Маша быстро шла на поправку и я был этому несказанно рад. Синяки сошли через две недели и о случившемся больше ничего не напоминало. Почти ничего. Слава Богу, что те ублюдки не покалечили мою девочку физически, но душевные раны заживают куда труднее. Иногда ей снились кошмары. Я просыпался среди ночи от ее крика, бежал к ней в комнату и долго сидел рядом, держа за руку и гладя по голове, пока она не успокаивалась и не засыпала опять. Со временем кошмары стали сниться реже.
В общем, сначала все было замечательно. Но скоро я понял, что рано обрадовался. С Машей начало происходило что-то странное. Она стала меньше улыбаться, все чаще отказывалась от прогулок и развлечений. Могла часами сидеть в тени на террасе и смотреть на море. Сколько бы я ни пытался ее расшевелить, вывести на разговор - все было напрасно. Она лишь отделывалась дежурным: "Со мной все в порядке, папа. Все хорошо". Маша почти перестала есть: поковырявшись в тарелке, выпивала пару глотков сока или воды и отправлялась к себе. Девочка совсем осунулась и похудела, под глазами залегли темные круги. Казалось, что ее может унести даже легкий ветерок.
Решив, что ей надоели местные деликатесы, я нашел женщину, согласившуюся за небольшую плату приготовить любимые Машины блюда - борщ и голубцы. Дама почтенного возраста и необъятных размеров - бывшая гражданка одного из соседних с Россией государств, в поисках лучшей жизни переехавшая на острова на ПМЖ, сделала блюда по домашним рецептам, а не так, как готовят в ресторанах. Эта же добрейшая женщина, узнав о плохом самочувствии Машеньки, посоветовала показать ее врачу, вдруг она подхватила какую-нибудь тропическую болезнь. И почему, спрашивается, я сам не мог до этого додуматься?

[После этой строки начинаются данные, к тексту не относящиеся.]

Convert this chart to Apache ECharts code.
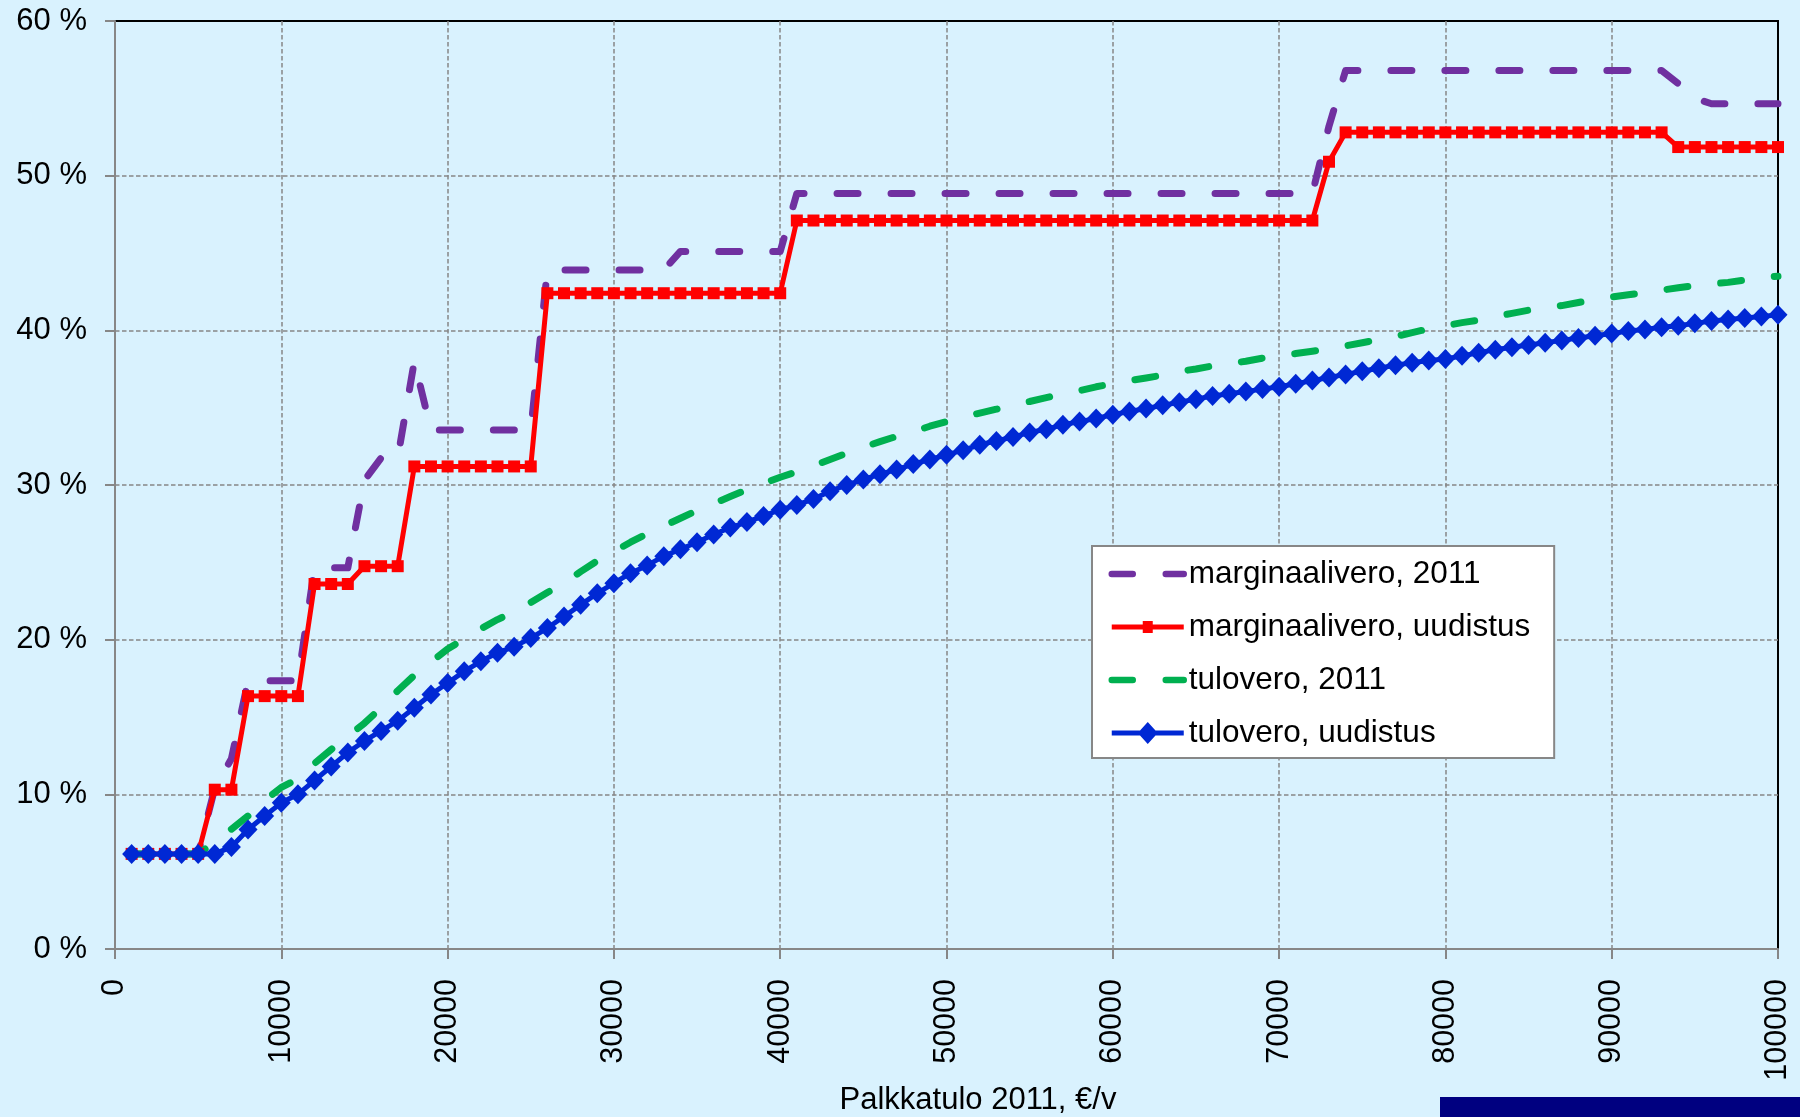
<!DOCTYPE html>
<html>
<head>
<meta charset="utf-8">
<title>Marginaalivero ja tulovero</title>
<script src="https://cdn.jsdelivr.net/npm/echarts@6/dist/echarts.min.js"></script>
<style>
    html,body{margin:0;padding:0;background:#d9f2fe;}
    #chart{width:1800px;height:1117px;}
</style>
</head>
<body>
<div id="chart"></div>
<script>
// palkkatulo, 1000 euron välein
var tulot=[];
for(var i=1;i<=100;i++){ tulot.push(i*1000); }

var sarjaNimet=['marginaalivero, 2011','marginaalivero, uudistus','tulovero, 2011','tulovero, uudistus'];
var yTicks=[0,10,20,30,40,50,60];
var xTicks=[0,10000,20000,30000,40000,50000,60000,70000,80000,90000,100000];

// marginaalivero 2011 (%)
var marg2011=[6.15,6.15,6.15,6.15,6.15,10.4,12.3,17.35,17.35,17.35,
    17.35,24.65,24.65,24.65,30.3,31.75,31.75,38.0,33.55,33.55,
    33.55,33.55,33.55,33.55,33.55,43.9,43.9,43.9,43.9,43.9,
    43.9,43.9,43.9,45.1,45.1,45.1,45.1,45.1,45.1,45.1,
    48.85,48.85,48.85,48.85,48.85,48.85,48.85,48.85,48.85,48.85,
    48.85,48.85,48.85,48.85,48.85,48.85,48.85,48.85,48.85,48.85,
    48.85,48.85,48.85,48.85,48.85,48.85,48.85,48.85,48.85,48.85,
    48.85,48.85,53.2,56.8,56.8,56.8,56.8,56.8,56.8,56.8,
    56.8,56.8,56.8,56.8,56.8,56.8,56.8,56.8,56.8,56.8,
    56.8,56.8,56.8,55.95,55.0,54.65,54.65,54.65,54.65,54.65];

// marginaalivero uudistus (%)
var margUud=[6.15,6.15,6.15,6.15,6.15,10.3,10.3,16.35,16.35,16.35,
    16.35,23.6,23.6,23.6,24.75,24.75,24.75,31.2,31.2,31.2,
    31.2,31.2,31.2,31.2,31.2,42.4,42.4,42.4,42.4,42.4,
    42.4,42.4,42.4,42.4,42.4,42.4,42.4,42.4,42.4,42.4,
    47.1,47.1,47.1,47.1,47.1,47.1,47.1,47.1,47.1,47.1,
    47.1,47.1,47.1,47.1,47.1,47.1,47.1,47.1,47.1,47.1,
    47.1,47.1,47.1,47.1,47.1,47.1,47.1,47.1,47.1,47.1,
    47.1,47.1,50.9,52.8,52.8,52.8,52.8,52.8,52.8,52.8,
    52.8,52.8,52.8,52.8,52.8,52.8,52.8,52.8,52.8,52.8,
    52.8,52.8,52.8,51.85,51.85,51.85,51.85,51.85,51.85,51.85];

// tulovero 2011 (%)
var tulo2011=[6.15,6.15,6.15,6.15,6.15,6.9,7.75,8.6,9.6,10.45,
    11.0,12.0,12.9,13.75,14.6,15.6,16.7,17.7,18.55,19.4,
    20.05,20.7,21.3,21.8,22.4,23.05,23.65,24.4,25.1,25.7,
    26.3,26.85,27.35,27.85,28.35,28.8,29.25,29.7,30.1,30.5,
    30.85,31.25,31.65,32.05,32.45,32.8,33.15,33.45,33.8,34.1,
    34.4,34.65,34.9,35.2,35.4,35.65,35.9,36.1,36.35,36.55,
    36.75,36.92,37.1,37.35,37.5,37.7,37.85,38.0,38.2,38.35,
    38.5,38.65,38.8,39.0,39.2,39.4,39.6,39.85,40.1,40.3,
    40.5,40.65,40.9,41.1,41.3,41.45,41.6,41.8,42.0,42.15,
    42.3,42.45,42.6,42.75,42.9,43.0,43.1,43.25,43.4,43.5];

// tulovero uudistus (%)
var tuloUud=[6.15,6.15,6.15,6.15,6.15,6.15,6.6,7.73,8.6,9.45,
    10.0,10.9,11.8,12.7,13.45,14.1,14.75,15.6,16.45,17.2,
    17.95,18.6,19.15,19.55,20.1,20.75,21.5,22.25,23.0,23.65,
    24.3,24.8,25.4,25.85,26.3,26.8,27.25,27.6,28.0,28.4,
    28.7,29.1,29.6,30.0,30.35,30.7,31.0,31.35,31.65,31.95,
    32.25,32.6,32.85,33.1,33.4,33.6,33.9,34.1,34.3,34.55,
    34.75,34.95,35.15,35.35,35.55,35.75,35.9,36.05,36.2,36.35,
    36.55,36.75,36.95,37.15,37.35,37.55,37.75,37.9,38.05,38.15,
    38.35,38.55,38.75,38.9,39.05,39.2,39.35,39.5,39.65,39.8,
    39.95,40.05,40.2,40.3,40.45,40.6,40.7,40.8,40.9,41.0];

function pari(arvot){
    var d=[];
    for(var i=0;i<tulot.length;i++){ d.push([tulot[i],arvot[i]]); }
    return d;
}

var fontti='"Liberation Sans", Arial, sans-serif';
var harmaa='#878787';

var option={
    backgroundColor:'#d9f2fe',
    animation:false,
    textStyle:{fontFamily:fontti,color:'#000'},
    grid:{
        left:115, top:21, width:1663, height:928,
        outerBoundsMode:'none',
        containLabel:false,
        show:true,
        borderColor:'#000',
        borderWidth:2
    },
    legend:{
        orient:'vertical',
        left:1092, top:546,
        backgroundColor:'#fff',
        borderColor:harmaa,
        borderWidth:2,
        padding:[12,24,9,16.5],
        itemWidth:72,
        itemHeight:22,
        itemGap:21,
        itemStyle:{borderWidth:0},
        lineStyle:{width:6.5},
        textStyle:{fontFamily:fontti,fontSize:31.5,color:'#000'},
        data:[
            {name:sarjaNimet[0],itemStyle:{opacity:0}},
            {name:sarjaNimet[1],icon:'path://M0,3.5h72v5h-72zM31,0h10v12h-10z'},
            {name:sarjaNimet[2],itemStyle:{opacity:0}},
            {name:sarjaNimet[3],icon:'path://M0,8.5h72v5h-72zM36,0l10,11l-10,11l-10,-11z'}
        ]
    },
    xAxis:{
        type:'value',
        min:xTicks[0], max:xTicks[xTicks.length-1], interval:10000,
        name:'Palkkatulo 2011, €/v',
        nameLocation:'middle',
        nameGap:136,
        nameMoveOverlap:false,
        nameTextStyle:{fontFamily:fontti,fontSize:31,color:'#000',padding:[0,0,0,63]},
        axisLine:{lineStyle:{color:harmaa,width:2}},
        axisTick:{length:10,lineStyle:{color:harmaa,width:2}},
        axisLabel:{rotate:90,margin:30,fontSize:30.5,color:'#000',fontFamily:fontti,
            formatter:function(v){ return String(v); }},
        splitLine:{show:true,showMinLine:false,showMaxLine:false,
            lineStyle:{color:harmaa,width:1.5,type:[4.5,2.5]}}
    },
    yAxis:{
        type:'value',
        min:yTicks[0], max:yTicks[yTicks.length-1], interval:10,
        axisLine:{show:true,lineStyle:{color:harmaa,width:2}},
        axisTick:{show:true,length:10,lineStyle:{color:harmaa,width:2}},
        axisLabel:{margin:28,fontSize:31,color:'#000',fontFamily:fontti,
            formatter:function(v){ return v+' %'; }},
        splitLine:{show:true,showMinLine:false,showMaxLine:false,
            lineStyle:{color:harmaa,width:1.5,type:[4.5,2.5]}}
    },
    series:[
        {
            name:sarjaNimet[0], type:'line', data:pari(marg2011),
            symbol:'none', clip:false,
            lineStyle:{color:'#7030a0',width:7,type:[21,33],cap:'round',join:'round'},
            itemStyle:{color:'#7030a0',borderWidth:0}
        },
        {
            name:sarjaNimet[1], type:'line', data:pari(margUud),
            symbol:'rect', symbolSize:[12,12], clip:false,
            lineStyle:{color:'#ff0000',width:5},
            itemStyle:{color:'#ff0000',borderWidth:0}
        },
        {
            name:sarjaNimet[2], type:'line', data:pari(tulo2011),
            symbol:'none', clip:false,
            lineStyle:{color:'#00b050',width:7,type:[21,33],cap:'round',join:'round'},
            itemStyle:{color:'#00b050',borderWidth:0}
        },
        {
            name:sarjaNimet[3], type:'line', data:pari(tuloUud),
            symbol:'diamond', symbolSize:[19,20], clip:false,
            lineStyle:{color:'#0028d4',width:5},
            itemStyle:{color:'#0028d4',borderWidth:0}
        }
    ],
    graphic:[
        {type:'rect',left:1440,top:1097,shape:{width:360,height:20},style:{fill:'#000080'},silent:true}
    ]
};

var myChart=echarts.init(document.getElementById('chart'));
myChart.setOption(option);
</script>
</body>
</html>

К моему глубокому разочарованию, даже любимая еда не смогла заинтересовать мою девочку: борща она съела всего пару ложек, а на второе даже не взглянула... А вечером я увидел Машу, сидящей в кресле на террасе. Она куталась в теплый плед (это при том, что даже ночью температура там не опускалась ниже тридцати градусов. Рядом с ней на низком столике стояла бутылка крепкого алкоголя (кажется, текилы, если я правильно разглядел) и стакан. Сказать, что я удивился - ничего не сказать: Маша никогда не пила ничего крепче шампанского, не потому, что ей не разрешали, просто не любила крепкие напитки. А уж чтобы она напивалась, такое вообще невозможно было представить.
Маша наполнила стакан до краев. У нее так дрожали руки, что горлышко бутылки звякало о край стакана, а жидкость пролилась мимо и потекла по столу. Она не обратила на это внимания. Расплескивая, поднесла ко рту и некоторое время не мигая смотрела на жидкость в стакане, потом со всей силы швырнула его. Раздался звон забитого стекла, осколки и жидкость брызнули во все стороны, я вздрогнул от неожиданности, а Маша заплакала, свернувшись калачиком и уткнувшись лицом в плед. И не просто заплакала, а зарыдала, как плачет человек, у которого вырвали сердце и вывернули наизнанку душу.
"Девочка моя родная, да что ж с тобой происходит? Почему не хочешь довериться мне? Поделиться со мной своей тяжестью? Только мы друг у друга и остались." - думал я, в бессилии сжимая кулаки. В сердце будто всадили нож, в горле встал тугой ком, который никак не удавалось проглотить, глаза защипало. Из-за чего ее так "ломает"? Воспоминания о том, что с ней сделали во время похищения? Если бы ублюдки не сдохли раньше, я бы очень медленно рвал их на мелкие кусочки собственными руками. Но она знала, что они больше никому и никогда не причинят вреда. Да и она сама достаточно сильная для того, чтобы предаваться жалости к самой себе. Тогда что? Неужели те странные отношения так ее зацепили? Я вспомнил, как ребята забеспокоились о ней, едва увидев слезы на ее щеках; как Машенька говорила, что они ее любят и с ними она счастлива; вспоминал с какой нежностью она смотрела на двух сильных молодых мужчин и как они успокаивались от одного только легкого прикосновения ее маленькой ручки.